HRM smart contracts on the blockchain: emulated vs native

In the past years numerous scandals in hiring processes of public institutions revealed significant weaknesses of the existing process. This lead to a lose of trust of citizens and applicants in these processes. Besides that, even honest processes often lack transparency for applicants, the company and, in the case of public institutions, also for citizens. Distributed ledger technology has been used in numerous past projects to establish trust between entities. Especially smart contracts have been a useful tool to execute programs in this setting. Thus, in the context of this project we developed an approach based on smart contracts to decentralize this process and improve its transparency and reliability. We enhance the system with game theory mechanics to encourage reviewers and candidates to participate honestly, further increasing the likelihood of a fair selection process.

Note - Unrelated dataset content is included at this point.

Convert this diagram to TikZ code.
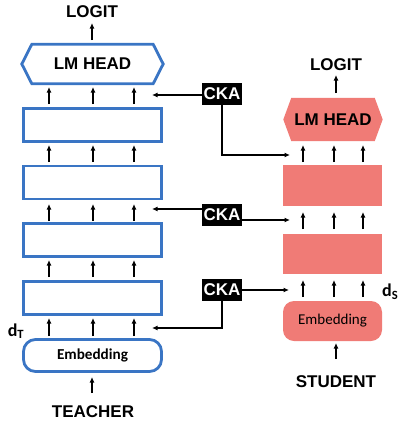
\documentclass[tikz,border=0pt]{standalone}
\usepackage{fontspec}
\setmainfont{Liberation Sans}
\newfontfamily\calib{Carlito}
\usetikzlibrary{calc,arrows.meta}
\definecolor{tblue}{HTML}{3A75C4}
\definecolor{ssalmon}{HTML}{F07B76}
\begin{document}
\begin{tikzpicture}[x=1pt,y=-1pt,
  tbox/.style={draw=tblue,line width=2.8pt,minimum width=138pt,minimum height=33pt,inner sep=0pt},
  sbox/.style={fill=ssalmon,minimum width=99pt,minimum height=41pt,inner sep=0pt},
  lbl/.style={font=\bfseries\fontsize{17}{19}\selectfont,inner sep=0pt},
  cka/.style={fill=black,text=white,font=\bfseries\fontsize{17}{19}\selectfont,minimum width=40pt,minimum height=22pt,inner sep=0pt},
  arr/.style={line width=1.3pt,-{Latex[length=5.5pt,width=5pt]}},
  ln/.style={line width=1.3pt}
]
\useasboundingbox (0,0) rectangle (399,421);
% ---------- teacher ----------
\node[lbl] (tlogit) at (92,12) {LOGIT};
\node[minimum width=121pt,minimum height=39pt,inner sep=0pt] (tlm) at (92.5,64) {};
\draw[tblue,line width=2.8pt,line join=miter] (tlm.north west) -- (tlm.north east) -- ($(tlm.east)+(10,0)$) -- (tlm.south east) -- (tlm.south west) -- ($(tlm.west)+(-10,0)$) -- cycle;
\node[lbl] at (tlm) {LM HEAD};
\node[tbox] (t1) at (92.5,125) {};
\node[tbox] (t2) at (92.5,182.5) {};
\node[tbox] (t3) at (92.5,240) {};
\node[tbox] (t4) at (92.5,298) {};
\node[tbox,rounded corners=12pt,minimum height=32pt] (temb) at (92.5,355.5) {\calib\bfseries\fontsize{15.2}{17}\selectfont Embedding};
\node[lbl] (teacher) at (93,412) {TEACHER};
\node[font=\calib\bfseries\fontsize{18}{20}\selectfont,inner sep=0pt] (dT) at (16,331) {d\textsubscript{T}};
% teacher arrows
\coordinate (tlo) at (92,40);
\coordinate (tli) at (92,23);
\draw[arr] (tlo) -- (tli);
\foreach \ya/\yb in {104/87, 162/145, 221/204, 277/260, 336/318} {
  \foreach \xx in {49,93,134} {
    \coordinate (a) at (\xx,\ya); \coordinate (b) at (\xx,\yb);
    \draw[arr] (a) -- (b);
  }
}
\coordinate (tin0) at (92,393);
\coordinate (tin1) at (92,377);
\draw[arr] (tin0) -- (tin1);
% ---------- student ----------
\node[lbl] (slogit) at (336,65) {LOGIT};
\node[minimum width=83pt,minimum height=43pt,inner sep=0pt] (slm) at (333,119.5) {};
\fill[ssalmon] (slm.north west) -- (slm.north east) -- ($(slm.east)+(8,0)$) -- (slm.south east) -- (slm.south west) -- ($(slm.west)+(-8,0)$) -- cycle;
\node[lbl] at (slm) {LM HEAD};
\node[sbox] (s1) at (332.5,185.5) {};
\node[sbox,minimum height=40pt] (s2) at (332.5,254) {};
\node[sbox,rounded corners=11pt,minimum height=40pt,font=\calib\fontsize{15}{17}\selectfont] (semb) at (332.5,321) {Embedding};
\node[lbl] (student) at (336,382) {STUDENT};
\node[font=\calib\bfseries\fontsize{18}{20}\selectfont,inner sep=0pt,anchor=east] (dS) at (398.5,292) {d\textsubscript{S}};
\coordinate (slo) at (336,93);
\coordinate (sli) at (336,75);
\draw[arr] (slo) -- (sli);
\foreach \ya/\yb in {162/145, 229/212, 297/280} {
  \foreach \xx in {303,334,363} {
    \coordinate (a) at (\xx,\ya); \coordinate (b) at (\xx,\yb);
    \draw[arr] (a) -- (b);
  }
}
\coordinate (sin0) at (336,359);
\coordinate (sin1) at (336,343);
\draw[arr] (sin0) -- (sin1);
% ---------- CKA ----------
\node[cka] (c1) at (222,94) {CKA};
\node[cka] (c2) at (222,215) {CKA};
\node[cka] (c3) at (222,290) {CKA};
\coordinate (c1t) at (152,95);
\coordinate (c1s) at (290,155);
\draw[arr] (c1.west |- c1t) -- (c1t);
\draw[arr] (c1.south) |- (c1s);
\coordinate (c2t) at (152,209);
\coordinate (c2s) at (290,220);
\draw[arr] (c2.west |- c2t) -- (c2t);
\draw[arr] (c2.east |- c2s) -- (c2s);
\coordinate (c3t) at (152,328);
\coordinate (c3s) at (289,290);
\draw[arr] (c3.east |- c3s) -- (c3s);
\draw[arr] (c3.south) |- (c3t);
\end{tikzpicture}
\end{document}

Nonetheless, not all blockchains support smart contracts and their usage comes with an elevated additional monetary cost. Due to that, in the blockchain environment, many businesses only emulate smart contracts by executing them on external servers which improves the scalability but decreases the decentralization. In the context of this, we compare the advantages and disadvantages of emulating smart contracts compared to native smart contracts in our concrete usage example. Our approach, compared to existing solutions, can be employed on any distributed ledger which allows to store some sort of metadata on the chain resulting in a significantly lower creation and maintenance cost (up to 30 times cheaper). The developed solution and discussion gives useful insight into safety and cost considerations which have to be made when deciding between native and emulated smart contracts.